- Born: January 8, 1916 Dardanelle, AR
- Died: January 10, 2004 (aged 88) Glendale, CA
- Resting place: Sanctuary of Prayer, Freedom Mausoleum, Forestlawn, Glendale, CA 34°07′20″N 118°14′04″W﻿ / ﻿34.122272°N 118.234503°W
- Other names: O. L. Jaggers
- Occupations: Evangelist, Pastor
- Spouses: Ruby Opal Coppedge (1932), Julia Allene Wright (1936), Velma Jaggers (née Jaggers) (1957-2004)
- Children: Joan Jaggers and Larry Abernathy
- Parent(s): David B. Jaggers (1891 - 1968) and Fludie L. Jaggers (née Detrick, 1891 - 1976)

= Orval Lee Jaggers =

American minister, writer, and scholar

Orval Lee Jaggers (January 8, 1916 - January 10, 2004) was an American Christian minister, writer, and scholar. He was born in Dardanelle, Arkansas. He took part in the healing revival of the 1940s and 1950s and was an contributor to Voice of Healing magazine. Before the healing revival Jaggers was pastor of an Assemblies of God church. Jaggers' teaching focused on sensational topics that drew crowds to listen to him. Topics he spoke on included UFOs, space aliens, atomic bombs, and the communist threat.
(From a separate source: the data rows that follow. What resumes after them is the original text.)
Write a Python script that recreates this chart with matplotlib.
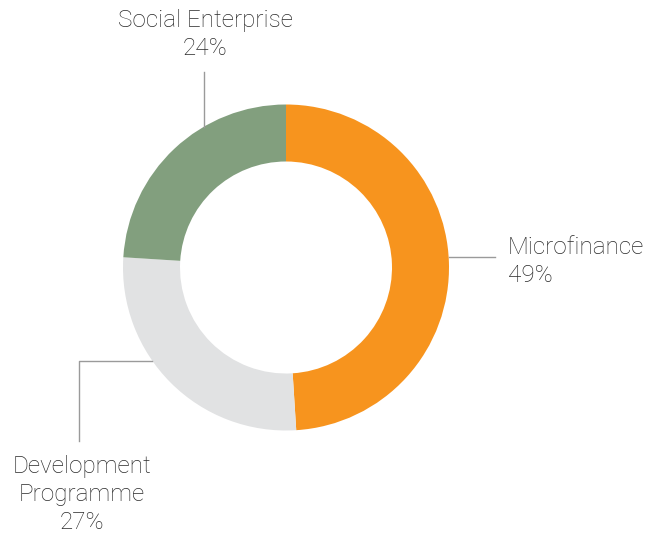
import matplotlib.pyplot as plt

# segment names and shares, clockwise from the top
labels = ['Microfinance', 'Development\nProgramme', 'Social Enterprise']
sizes = [49, 27, 24]
colors = ['#F7941E', '#E1E2E3', '#829F7E']

W, H = 659, 536
fig = plt.figure(figsize=(W / 100, H / 100), dpi=100)
ax = fig.add_axes([0, 0, 1, 1])

def py(y):
    # pixel row (from top) -> data y
    return H - y

cx, cy, r = 286, py(267.5), 163
ax.pie(sizes, colors=colors, startangle=90, counterclock=False,
       center=(cx, cy), radius=r, frame=True,
       wedgeprops=dict(width=57, linewidth=0))
ax.set_xlim(0, W)
ax.set_ylim(0, H)
ax.set_aspect('equal')
ax.axis('off')

lc = '#9a9a9a'
ax.plot([204, 204], [py(72), py(127)], color=lc, lw=1)
ax.plot([449, 495], [py(257), py(257)], color=lc, lw=1)
ax.plot([152, 79, 79], [py(361), py(361), py(441)], color=lc, lw=1)

font = dict(family=['Roboto', 'DejaVu Sans'], fontweight='light',
            fontsize=17.5, color='#2a2a2a', linespacing=1.3)
txt = [f'{l}\n{s}%' for l, s in zip(labels, sizes)]
ax.text(205, py(34.5), txt[2], ha='center', va='center',
        multialignment='center', **font)
ax.text(508, py(261.5), txt[0], ha='left', va='center',
        multialignment='left', **font)
ax.text(82, py(494.5), txt[1], ha='center', va='center',
        multialignment='center', **font)

fig.savefig('out.png', dpi=100)
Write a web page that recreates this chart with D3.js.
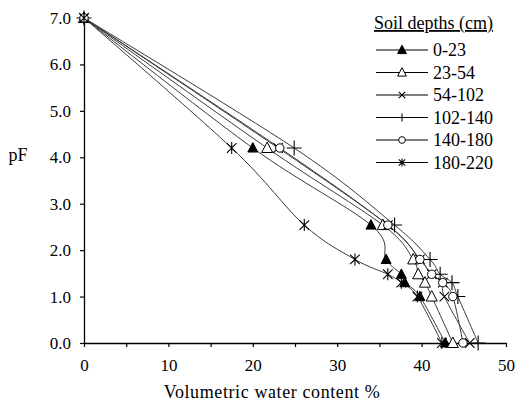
<!DOCTYPE html>
<html>
<head>
<meta charset="utf-8">
<script src="https://cdn.jsdelivr.net/npm/d3@7/dist/d3.min.js"></script>
<style>
  body { margin: 0; background: #fff; }
  svg text { font-family: "Liberation Serif", "Times New Roman", serif; fill: #000; }
</style>
</head>
<body>
<svg id="chart" width="518" height="403"></svg>
<script>
// pF levels shared by every depth
const pfLevels = [7.0, 4.2, 2.54, 1.8, 1.48, 1.3, 1.0, 0.0];

// volumetric water content (%) for each depth, one value per pF level
const depths = ["0-23", "23-54", "54-102", "102-140", "140-180", "180-220"];
const wc0_23    = [0, 20.0, 34.0, 35.8, 37.6, 38.0, 39.8, 42.8];
const wc23_54   = [0, 21.7, 35.4, 39.0, 39.6, 40.4, 41.2, 43.7];
const wc54_102  = [0, 23.0, 36.0, 39.8, 41.2, 42.5, 42.7, 45.7];
const wc102_140 = [0, 24.9, 36.8, 41.0, 42.2, 43.6, 44.3, 46.7];
const wc140_180 = [0, 23.2, 36.0, 39.8, 41.2, 42.5, 43.7, 44.9];
const wc180_220 = [0, 17.5, 26.1, 32.1, 36.0, 37.6, 39.5, 42.4];
const seriesValues = [wc0_23, wc23_54, wc54_102, wc102_140, wc140_180, wc180_220];
const markers = ["triFilled", "triOpen", "cross", "plus", "circle", "star"];

const xTicks = [0, 5, 10, 15, 20, 25, 30, 35, 40, 45, 50];
const yTicks = [0, 1, 2, 3, 4, 5, 6, 7];

const svg = d3.select("#chart");
const x = d3.scaleLinear().domain([0, 50]).range([84, 506]);
const y = d3.scaleLinear().domain([0, 7]).range([343, 18]);

// axes
const xAxis = svg.append("g")
  .attr("transform", `translate(0,${y(0)})`)
  .call(d3.axisBottom(x).tickValues(xTicks).tickSizeInner(4).tickSizeOuter(0).tickPadding(12)
    .tickFormat(d => d % 10 === 0 ? d : ""));
const yAxis = svg.append("g")
  .attr("transform", `translate(${x(0)},0)`)
  .call(d3.axisLeft(y).tickValues(yTicks).tickSizeInner(4).tickSizeOuter(0).tickPadding(9)
    .tickFormat(d3.format(".1f")));

[xAxis, yAxis].forEach(a => {
  a.select(".domain").attr("stroke", "#000").attr("stroke-width", 1.3);
  a.selectAll(".tick line").attr("stroke", "#000").attr("stroke-width", 1.2);
  a.selectAll("text").style("font-size", "17px").attr("fill", "#000");
});

svg.append("text").attr("x", 18).attr("y", 161)
  .attr("text-anchor", "middle").style("font-size", "18px").text("pF");
svg.append("text").attr("x", 272).attr("y", 398)
  .attr("text-anchor", "middle").style("font-size", "18px").style("letter-spacing", "0.6px")
  .text("Volumetric water content %");

// marker painter
function drawMarker(g, type, cx, cy, s) {
  const m = g.append("g").attr("transform", `translate(${cx},${cy})`);
  if (type === "triFilled" || type === "triOpen") {
    m.append("path")
      .attr("d", `M0,${-s * 0.6}L${s * 0.55},${s * 0.45}L${-s * 0.55},${s * 0.45}Z`)
      .attr("fill", type === "triFilled" ? "#000" : "#fff")
      .attr("stroke", "#000").attr("stroke-width", 1);
  } else if (type === "circle") {
    m.append("circle").attr("r", s * 0.42)
      .attr("fill", "#fff").attr("stroke", "#000").attr("stroke-width", 1);
  } else {
    const h = s * 0.5;
    let d = "";
    if (type === "plus") d = `M${-h},0L${h},0M0,${-h}L0,${h}`;
    if (type === "cross") d = `M${-h * 0.8},${-h * 0.8}L${h * 0.8},${h * 0.8}M${-h * 0.8},${h * 0.8}L${h * 0.8},${-h * 0.8}`;
    if (type === "star") d = `M0,${-h}L0,${h}M${-h * 0.8},${-h * 0.8}L${h * 0.8},${h * 0.8}M${-h * 0.8},${h * 0.8}L${h * 0.8},${-h * 0.8}`;
    m.append("path").attr("d", d).attr("fill", "none").attr("stroke", "#000").attr("stroke-width", 1.1);
  }
}

const line = d3.line()
  .x(d => x(d.wc))
  .y(d => y(d.pf))
  .curve(d3.curveCatmullRom.alpha(0));

const plot = svg.append("g");
seriesValues.forEach(vals => {
  const pts = vals.map((v, j) => ({ wc: v, pf: pfLevels[j] }));
  plot.append("path")
    .datum(pts)
    .attr("d", line)
    .attr("fill", "none")
    .attr("stroke", "#3a3a3a")
    .attr("stroke-width", 1);
});
const markerSize = { triFilled: 9, triOpen: 10, cross: 12, plus: 15, circle: 10, star: 12 };
seriesValues.forEach((vals, i) => {
  vals.forEach((v, j) => drawMarker(plot, markers[i], x(v), y(pfLevels[j]), markerSize[markers[i]]));
});

// legend
const legend = svg.append("g");
legend.append("text").attr("x", 374).attr("y", 29)
  .style("font-size", "18px").style("text-decoration", "underline")
  .text("Soil depths (cm)");
depths.forEach((name, i) => {
  const cy = 50 + i * 22.5;
  legend.append("line").attr("x1", 376).attr("x2", 428).attr("y1", cy).attr("y2", cy)
    .attr("stroke", "#000").attr("stroke-width", 1.2);
  drawMarker(legend, markers[i], 402, cy, 8);
  legend.append("text").attr("x", 433).attr("y", cy + 6)
    .style("font-size", "18px").text(name);
});
</script>
</body>
</html>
His teachings caused issues among his contemporary evangelists, and Gordon Lindsay and William Branham both urged him to teach on more traditional topics. Jaggers traveled widely holding campaign meetings around the United States and had both radio and television programs during the 1950s. Jaggers developed a following during the healing revival and started the World Church in Los Angeles, California in 1952 where he remained as pastor until his death.